NASHVILLE, Tenn. – Tennessee State University’s Hospitality and Tourism program is helping students capitalize on the state’s multibillion-dollar tourism and hospitality industry.
Last year, Nashville took in $7 billion from tourists, according to the Nashville Convention and Visitors Corporation.
TSU’s College of Business is equipping students, particularly African-Americans and other minorities, with the tools to meet the needs of the booming industry in Nashville.
“The partnerships we’ve cultivated with businesses and organizations across the city have been vital to our success as educators,” says TSU President Glenda Glover.
“From the Nashville Convention and Visitors Corp., to the Music City Center, to a long list of hotels and entertainment attractions across Davidson County, these community partners have helped launch careers for area university students. In return, these organizations receive ambitious, energetic young minds who help meet a growing employment need as the Music City’s brand continues to draw millions from across the globe eager to experience our rich and friendly culture.”
Dr. Millicent Lownes-Jackson, Dean of the College of Business at TSU, echoes President Glover’s sentiments that the university is in a unique position to provide students the very best education and workforce preparation in the industry.
“We are fortunate to be located in a city that is on the move!” says Dr. Lownes-Jackson.
“In 2018 alone, 15 new hotels and 131 new restaurants opened and Nashville was repeatedly named as one of the best travel destinations of the year.”
The College of Business dean adds that TSU’s Hospitality and Tourism program combines “rigorous academic training with real-world experience in the industry.”
Zuhair Al-Bunni is a junior majoring in business administration with an emphasis in hospitality. Through TSU’s Hospitality and Tourism program, he currently has an internship at a local hotel, and plans to one day be a general manager at one.
“The program at TSU is helping to give me real-world experience,” says Al-Bunni. “The market is expected to keep on booming. So when I graduate, I will have all I need to be successful in this industry.”
The university’s Hospitality Management program in particular gives students the opportunity to build their entrepreneurial, managerial, functional, operational, and analytical skill set to maximize their success.
Dr. David Baker teaches three different management courses in TSU’s Hospitality Program.
“We are part of the hotel association in Nashville, and one of the things they always talk about is having well-trained employees, especially at the managerial level,” says Baker.
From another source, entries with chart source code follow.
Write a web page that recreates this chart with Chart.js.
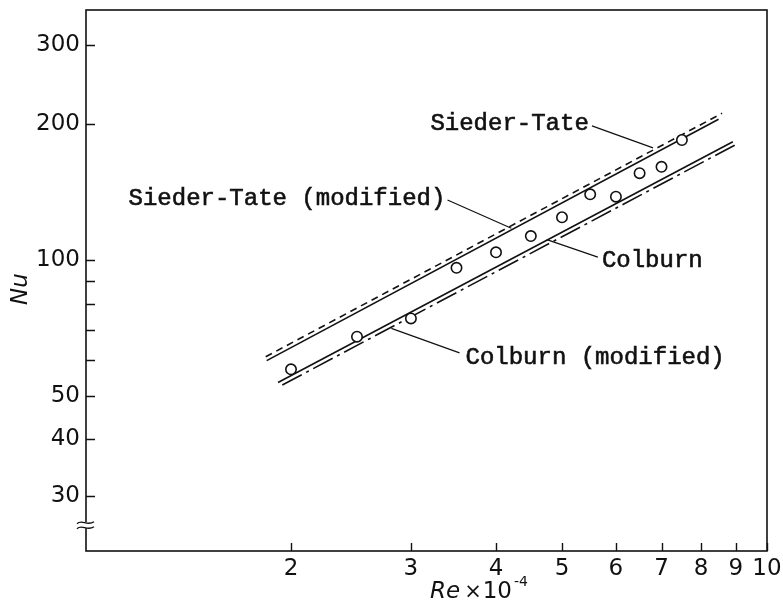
<!DOCTYPE html>
<html>
<head>
<meta charset="utf-8">
<script src="https://cdn.jsdelivr.net/npm/chart.js@4.4.1/dist/chart.umd.min.js"></script>
<style>
  html, body { margin: 0; padding: 0; background: #fff; }
  #wrap { width: 783px; height: 602px; }
</style>
</head>
<body>
<div id="wrap"><canvas id="c" width="783" height="602"></canvas></div>
<script>
// ---- data (Re x 10^-4 vs Nu) ----
const reValues = [2, 2.5, 3, 3.5, 4, 4.5, 5, 5.5, 6, 6.5, 7, 7.5];
const nuValues = [57.2, 67.6, 74.2, 96.1, 104, 113, 124.4, 139.9, 138.2, 155.8, 161, 184.6];

const siederTateX = [1.836, 8.59];
const siederTateY = [61.0, 211.6];
const siederTateModX = [1.842, 8.49];
const siederTateModY = [59.8, 205.2];
const colburnX = [1.914, 8.91];
const colburnY = [53.5, 183.0];
const colburnModX = [1.942, 8.98];
const colburnModY = [52.8, 180.0];

const xTicks = [2, 3, 4, 5, 6, 7, 8, 9, 10];
const xTickLabels = ['2', '3', '4', '5', '6', '7', '8', '9', '10'];
const yTicks = [30, 40, 50, 60, 70, 80, 90, 100, 200, 300];
const yTickLabels = ['30', '40', '50', '', '', '', '', '100', '200', '300'];

// curve labels: text, anchor (data coords), leader line (data coords)
const labelTexts = ['Sieder\u2010Tate', 'Sieder\u2010Tate (modified)', 'Colburn', 'Colburn (modified)'];
const labelAnchorX = [3.204, 1.1546, 5.722, 3.608];
const labelAnchorY = [200.4, 136.6, 99.5, 60.6];
const leaderFromX = [5.533, 3.395, 5.644, 3.536];
const leaderFromY = [198.4, 135.9, 101.5, 62.2];
const leaderToX = [6.802, 4.213, 4.750, 2.808];
const leaderToY = [177.3, 117.6, 111.0, 70.5];

function pts(xs, ys) { return xs.map((v, i) => ({ x: v, y: ys[i] })); }

const INK = '#111';

const decorPlugin = {
  id: 'decor',
  afterDatasetsDraw(chart) {
    const { ctx, chartArea: a, scales: { x, y } } = chart;
    ctx.save();
    ctx.strokeStyle = INK;
    ctx.fillStyle = INK;
    // frame
    ctx.lineWidth = 1.6;
    ctx.strokeRect(a.left, a.top, a.right - a.left, a.bottom - a.top);
    // inward ticks
    ctx.lineWidth = 1.4;
    ctx.beginPath();
    xTicks.forEach(v => {
      const px = Math.round(x.getPixelForValue(v)) + 0.5;
      ctx.moveTo(px, a.bottom); ctx.lineTo(px, a.bottom - 8);
    });
    yTicks.forEach(v => {
      const py = Math.round(y.getPixelForValue(v)) + 0.5;
      ctx.moveTo(a.left, py); ctx.lineTo(a.left + 9, py);
    });
    ctx.stroke();
    // axis break mark
    const by = y.getPixelForValue(25.8);
    const bx = a.left;
    ctx.fillStyle = '#fff';
    ctx.fillRect(bx - 2, by - 3, 4, 6);
    ctx.lineWidth = 1.3;
    [-2.5, 2.5].forEach(off => {
      ctx.beginPath();
      ctx.moveTo(bx - 9, by + off + 1);
      ctx.bezierCurveTo(bx - 4, by + off - 4, bx + 1, by + off + 4, bx + 8, by + off - 1);
      ctx.stroke();
    });
    // leader lines
    ctx.lineWidth = 1.2;
    ctx.beginPath();
    leaderFromX.forEach((v, i) => {
      ctx.moveTo(x.getPixelForValue(v), y.getPixelForValue(leaderFromY[i]));
      ctx.lineTo(x.getPixelForValue(leaderToX[i]), y.getPixelForValue(leaderToY[i]));
    });
    ctx.stroke();
    // curve labels
    ctx.fillStyle = INK;
    ctx.font = '24px "Liberation Mono", "Courier New", monospace';
    ctx.textAlign = 'left';
    ctx.textBaseline = 'middle';
    ctx.lineWidth = 0.6;
    labelTexts.forEach((t, i) => {
      const lx = x.getPixelForValue(labelAnchorX[i]);
      const ly = y.getPixelForValue(labelAnchorY[i]);
      ctx.fillText(t, lx, ly);
      ctx.strokeText(t, lx, ly);
    });
    // axis titles
    ctx.textBaseline = 'alphabetic';
    ctx.font = 'italic 23px "DejaVu Sans"';
    let tx = 430, ty = 598;
    ctx.fillText('Re', tx, ty);
    tx += ctx.measureText('Re').width + 4;
    ctx.font = '21px "DejaVu Sans"';
    ctx.fillText('\u00d7', tx, ty);
    tx += ctx.measureText('\u00d7').width + 1;
    ctx.font = '23px "DejaVu Sans"';
    ctx.fillText('10', tx, ty);
    tx += ctx.measureText('10').width + 2;
    ctx.font = '14px "DejaVu Sans"';
    ctx.fillText('-4', tx, ty - 12);
    // y title
    ctx.save();
    ctx.translate(27, 289);
    ctx.rotate(-Math.PI / 2);
    ctx.font = 'italic 23px "DejaVu Sans"';
    ctx.textAlign = 'center';
    ctx.fillText('Nu', 0, 0);
    ctx.restore();
    ctx.restore();
  }
};

const tickFont = { family: '"DejaVu Sans"', size: 23 };

new Chart(document.getElementById('c'), {
  type: 'scatter',
  data: {
    datasets: [
      {
        label: 'Experiment',
        data: pts(reValues, nuValues),
        pointRadius: 5.2,
        pointBorderWidth: 1.6,
        pointBorderColor: INK,
        pointBackgroundColor: '#fff',
        showLine: false
      },
      {
        label: 'Sieder-Tate',
        data: pts(siederTateX, siederTateY),
        showLine: true, pointRadius: 0,
        borderColor: INK, borderWidth: 1.6, borderDash: [7, 5]
      },
      {
        label: 'Sieder-Tate (modified)',
        data: pts(siederTateModX, siederTateModY),
        showLine: true, pointRadius: 0,
        borderColor: INK, borderWidth: 1.6
      },
      {
        label: 'Colburn',
        data: pts(colburnX, colburnY),
        showLine: true, pointRadius: 0,
        borderColor: INK, borderWidth: 1.6
      },
      {
        label: 'Colburn (modified)',
        data: pts(colburnModX, colburnModY),
        showLine: true, pointRadius: 0,
        borderColor: INK, borderWidth: 1.6, borderDash: [22, 5, 3, 5]
      }
    ]
  },
  options: {
    responsive: false,
    animation: false,
    events: [],
    layout: { padding: { left: 0, top: 10, right: 16, bottom: 0 } },
    plugins: { legend: { display: false }, tooltip: { enabled: false } },
    scales: {
      x: {
        type: 'logarithmic',
        position: 'bottom',
        min: 1, max: 10,
        grid: { display: false, drawTicks: false },
        border: { display: false },
        afterBuildTicks: s => { s.ticks = xTicks.map(v => ({ value: v })); },
        afterFit: s => { s.height = 51; s.paddingLeft = 0; s.paddingRight = 0; },
        ticks: {
          autoSkip: false, maxRotation: 0, minRotation: 0,
          padding: 4, color: INK, font: tickFont,
          callback: (v) => { const i = xTicks.indexOf(v); return i >= 0 ? xTickLabels[i] : ''; }
        }
      },
      y: {
        type: 'logarithmic',
        position: 'left',
        min: 22.61, max: 358.7,
        grid: { display: false, drawTicks: false },
        border: { display: false },
        afterBuildTicks: s => { s.ticks = yTicks.map(v => ({ value: v })); },
        afterFit: s => { s.width = 86; s.paddingTop = 0; s.paddingBottom = 0; },
        ticks: {
          autoSkip: false, padding: 6, color: INK, font: tickFont,
          callback: (v) => { const i = yTicks.indexOf(v); return i >= 0 ? yTickLabels[i] : ''; }
        }
      }
    }
  },
  plugins: [decorPlugin]
});
</script>
</body>
</html>
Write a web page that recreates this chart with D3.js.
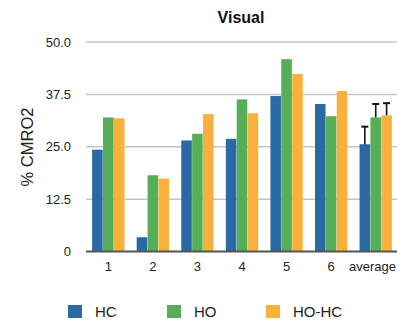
<!DOCTYPE html>
<html><head><meta charset="utf-8">
<script src="https://cdn.jsdelivr.net/npm/d3@7"></script>
<style>body{margin:0;background:#fff;overflow:hidden}svg{display:block;font-family:"Liberation Sans",Arial,Helvetica,sans-serif}</style>
</head><body><svg id="c" width="397" height="320"></svg>
<script>
const categories = ["1","2","3","4","5","6","average"];
const seriesNames = ["HC","HO","HO-HC"];
const HC   = [24.3, 3.4, 26.5, 26.9, 37.1, 35.2, 25.6];
const HO   = [32.0, 18.2, 28.1, 36.3, 45.9, 32.3, 32.0];
const HOHC = [31.8, 17.4, 32.8, 33.0, 42.4, 38.3, 32.5];
const errTop = [29.8, 35.2, 35.4]; // error bar tops for "average" (HC, HO, HO-HC)
const yTicks = [0, 12.5, 25, 37.5, 50];
const yTickLabels = ["0","12.5","25.0","37.5","50.0"];
const colors = ["#2a69a4","#56ae59","#f9b13d"];

const svg = d3.select("#c");
const series = [HC, HO, HOHC];
const x = d3.scaleBand().domain(categories).range([86, 398]).paddingInner(0.26).paddingOuter(0.13);
const xi = d3.scaleBand().domain(seriesNames).range([0, x.bandwidth()]).padding(0.03);
const y = d3.scaleLinear().domain([0, 50]).range([251.5, 42]);

// gridlines
svg.append("g").selectAll("line").data(yTicks.filter(d=>d>0)).join("line")
  .attr("x1", 86).attr("x2", 397).attr("y1", d=>y(d)).attr("y2", d=>y(d))
  .attr("stroke", "#c4c4c4").attr("stroke-width", 1.5);

// y tick labels
svg.append("g").selectAll("text").data(yTicks).join("text")
  .attr("x", 71).attr("y", d=>y(d)).attr("dy", "0.35em").attr("text-anchor","end")
  .attr("font-size", 13).attr("fill", "#222").text((d,i)=>yTickLabels[i]);

// bars
categories.forEach((c, ci) => {
  const g = svg.append("g").attr("transform", `translate(${x(c)},0)`);
  seriesNames.forEach((s, si) => {
    const v = series[si][ci];
    g.append("rect").attr("x", xi(s)).attr("width", xi.bandwidth())
      .attr("y", y(v)).attr("height", y(0) - y(v)).attr("fill", colors[si]);
  });
});

// error bars on average
const avg = categories[categories.length-1];
seriesNames.forEach((s, si) => {
  const cx = x(avg) + xi(s) + xi.bandwidth()/2;
  const v = series[si][categories.length-1];
  svg.append("line").attr("x1", cx).attr("x2", cx).attr("y1", y(v)).attr("y2", y(errTop[si]))
    .attr("stroke", "#111").attr("stroke-width", 1.6);
  svg.append("line").attr("x1", cx-3.5).attr("x2", cx+3.5).attr("y1", y(errTop[si])).attr("y2", y(errTop[si]))
    .attr("stroke", "#111").attr("stroke-width", 2);
});

// baseline
svg.append("line").attr("x1", 86).attr("x2", 397).attr("y1", y(0)).attr("y2", y(0))
  .attr("stroke", "#555").attr("stroke-width", 2);

// x labels
svg.append("g").selectAll("text").data(categories).join("text")
  .attr("x", (d,i)=> i === categories.length-1 ? 396 : x(d)+x.bandwidth()/2).attr("y", 266).attr("dy","0.35em")
  .attr("text-anchor", (d,i)=> i === categories.length-1 ? "end" : "middle")
  .attr("font-size", 13).attr("fill","#222").text(d=>d);

// title
svg.append("text").attr("x", 241).attr("y", 23).attr("text-anchor","middle")
  .attr("font-size", 16).attr("font-weight","bold").attr("fill","#111").text("Visual");

// y label
svg.append("text").attr("transform", "translate(33,147) rotate(-90)").attr("text-anchor","middle")
  .attr("font-size", 16.5).attr("fill","#222").text("% CMRO2");

// legend
const legX = [68, 167, 266];
seriesNames.forEach((s, si) => {
  svg.append("rect").attr("x", legX[si]).attr("y", 305).attr("width", 14).attr("height", 13).attr("fill", colors[si]);
  svg.append("text").attr("x", legX[si]+27).attr("y", 311.5).attr("dy","0.35em")
    .attr("font-size", 15).attr("fill","#222").text(s);
});
</script></body></html>
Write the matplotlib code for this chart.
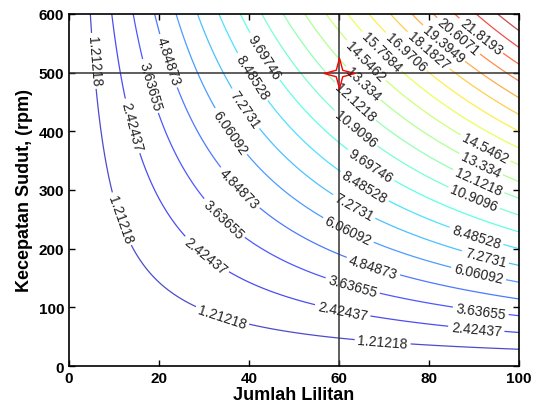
import numpy as np
import matplotlib
matplotlib.use("Agg")
import matplotlib.pyplot as plt
from matplotlib.path import Path

plt.rcParams['font.family'] = ['Liberation Sans', 'DejaVu Sans']

# axis ranges
lilitan = np.linspace(0, 100, 201)
rpm = np.linspace(0, 600, 241)

# contour levels (two more unlabelled ones in the corner)
levels = [1.21218, 2.42437, 3.63655, 4.84873, 6.06092, 7.2731, 8.48528,
          9.69746, 10.9096, 12.1218, 13.334, 14.5462, 15.7584, 16.9706,
          18.1827, 19.3949, 20.6071, 21.8193, 23.0315, 24.2437]
z_max = 25.4558  # value at (100 lilitan, 600 rpm)

# operating point marked with the star
titik_n = 60
titik_rpm = 500

# where the labels sit (lilitan, rpm)
label_pos = [
    (5.5, 520), (14.0, 409), (18.0, 477), (22.0, 520), (35.8, 399),
    (39.1, 438), (40.6, 492), (43.4, 527),
    (63.6, 404), (63.5, 450), (65.3, 481), (65.9, 520), (69.4, 535),
    (74.8, 535), (79.8, 537), (83.2, 549), (86.5, 562), (91.5, 562),
    (92.5, 371), (91.5, 343), (91.0, 314), (90.0, 286), (90.5, 221),
    (92.5, 185), (91.0, 157), (91.5, 94), (90.5, 63),
    (67.0, 341), (65.6, 305), (63.3, 271), (62.0, 230), (67.6, 169),
    (63.0, 136), (60.8, 94), (69.7, 41),
    (11.4, 250), (34.0, 83), (30.4, 188), (34.3, 250), (37.5, 300),
]

N, W = np.meshgrid(lilitan, rpm)
Z = z_max * N * W / (lilitan.max() * rpm.max())

fig = plt.figure(figsize=(5.34, 4.14), dpi=100)
ax = fig.add_axes([0.129, 0.1135, 0.843, 0.8503])

cs = ax.contour(N, W, Z, levels=levels, cmap='jet', vmin=0, vmax=z_max,
                linewidths=0.9, alpha=0.7)
ax.clabel(cs, levels=levels[:18], manual=label_pos, inline=True,
          inline_spacing=3, fontsize=10, colors='#222222',
          fmt=lambda v: '%g' % v)
for t in cs.labelTexts:
    t.set_alpha(1)

ax.axvline(titik_n, color='#333333', lw=1.1)
ax.axhline(titik_rpm, color='#333333', lw=1.1)

star = Path.unit_regular_star(4, 0.3)
ax.plot([titik_n], [titik_rpm], marker=star, markersize=22,
        markerfacecolor='none', markeredgecolor='red', markeredgewidth=1.0)

ax.set_xlim(0, 100)
ax.set_ylim(0, 600)
ax.set_xticks(range(0, 101, 20))
ax.set_yticks(range(0, 601, 100))
ax.tick_params(direction='in', top=True, right=True, length=4,
               labelsize=11, width=1)
for t in ax.get_xticklabels() + ax.get_yticklabels():
    t.set_fontweight('bold')
for s in ax.spines.values():
    s.set_linewidth(1.2)

ax.set_xlabel('Jumlah Lilitan', fontsize=13, fontweight='bold', labelpad=1)
ax.set_ylabel('Kecepatan Sudut, (rpm)', fontsize=13, fontweight='bold',
              labelpad=4)

fig.savefig('out.png', dpi=100)
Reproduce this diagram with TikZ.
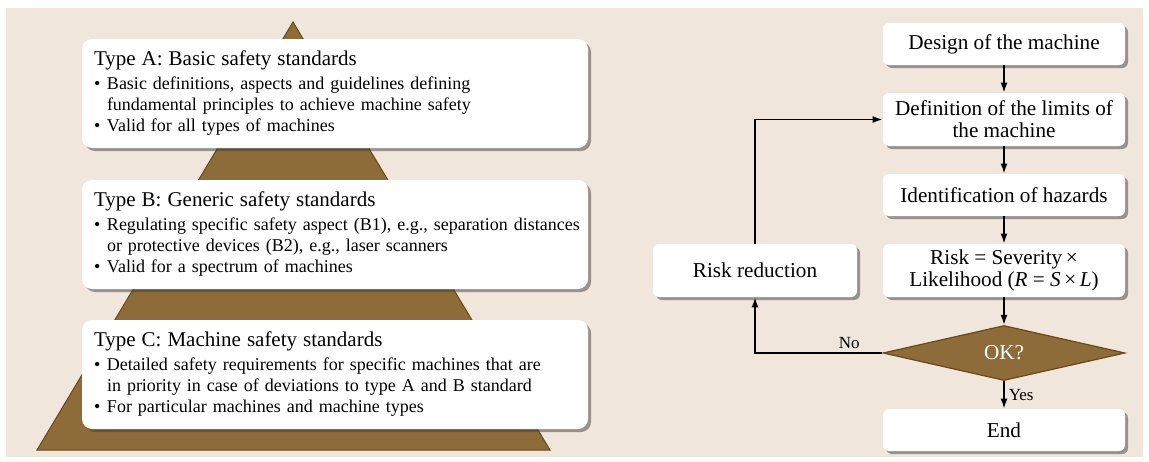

“That’s one of the functions of the program here, to ensure that we supply the hospitality industry, in Nashville in particular, with well-trained employees who can take on these managerial roles.”
Whitney Snell is a travel agent. But she says she’s getting a degree in restaurant management at TSU because she wants to be able to better address her clients’ needs.
“I’m using this to better myself, to know what’s happening in the background,” says Snell, a military retiree. “When the clients say they want this or that, I’ll be able to say I’m aware of that, because I know how hotels work.”
There were 71,140 hospitality industry jobs in Nashville in 2018, and 15.8 million visitors traveled to the Greater Nashville area in fiscal year 2019, a 7 percent increase over FY18’s 14.8 million, according to NCVC.
“It is no secret that Nashville’s economic boom is intimately tied to its growing hospitality and tourism community,” says Marie Sueing, NCVC’s vice president of multi-cultural community relations.
“A professional workforce is critical to the continued success of this industry, and great programs such as the one offered at Tennessee State University will help to prepare individuals for the many career opportunities available in the hospitality and tourism field. Of equal importance, is having a rich and diverse workforce to ensure that visitors from all over the world feel welcome in all of our communities. TSU will play a significant role in helping to fill the need for these leadership positions throughout Music City.”